The allegation broadens the narrative beyond trafficking routes and safe houses and into a hybrid ecosystem that includes online intermediaries, information brokers, and intimidation messaging designed to alter human behavior. In public statements, prosecutors have framed the alleged publication not as incidental commentary but as a functional step in a chain of harm, treating disclosure of identity as a tool for obstruction and control.
At the center of the dispute is a question that enforcement agencies and courts have faced more often in recent years: when harmful acts are preceded by targeted publication, where does culpability attach, and what evidence is required to distinguish protected speech from intentional facilitation. In cases that involve organized crime allegations and witness intimidation, the stakes are unusually high because the alleged objective is not only to punish past conduct, but to prevent the justice process from functioning.
Traditional organized crime cases are often narrated in geographic terms, routes, border crossings, couriers, and controlled territory. Doxxing allegations shift the frame. They suggest that coercion can be carried out remotely, across borders, and at low cost, leveraging public exposure as a force multiplier.
For prosecutors, an allegation in an online publication can serve several purposes.

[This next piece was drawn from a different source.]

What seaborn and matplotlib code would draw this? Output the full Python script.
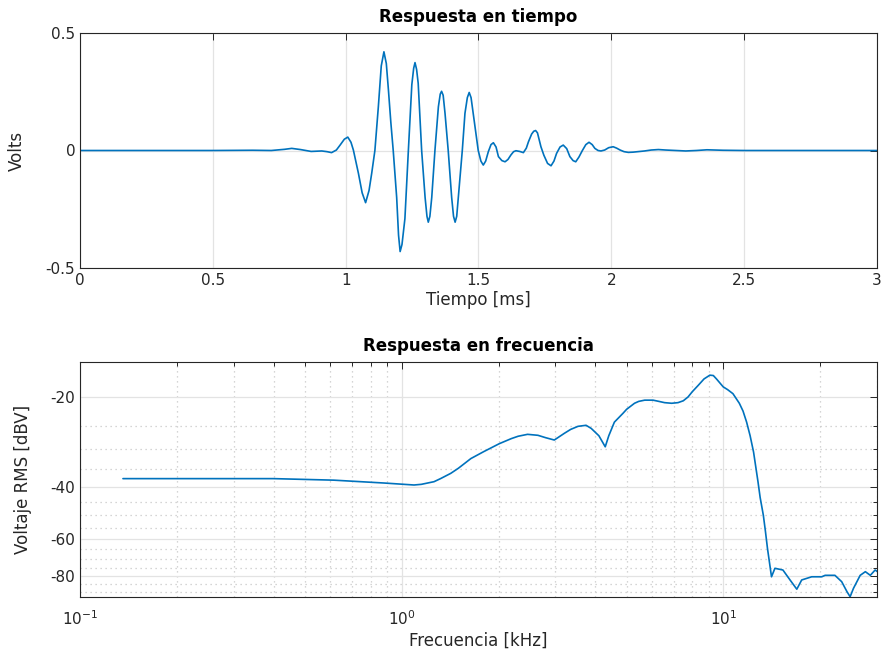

It supports an obstruction narrative. If authorities allege a witness was targeted to derail cooperation, the publication becomes part of the obstructive act, not merely a background detail.
It expands the scope of accountable actors. Enterprise cases often focus public attention on an alleged leader. Online facilitation allegations widen the field to include those who may not transport narcotics or handle cash but who provide an enabling service.
It adds a digital evidence layer that can be investigated even when a fugitive remains physically beyond reach. Website infrastructure, payment pathways, hosting relationships, device traces, and communication metadata often remain available to investigators through lawful process, even when a suspect is outside the country.
It changes witness protection priorities. If a witness can be located through online exposure, the protective problem becomes not only physical security but information containment and rapid response.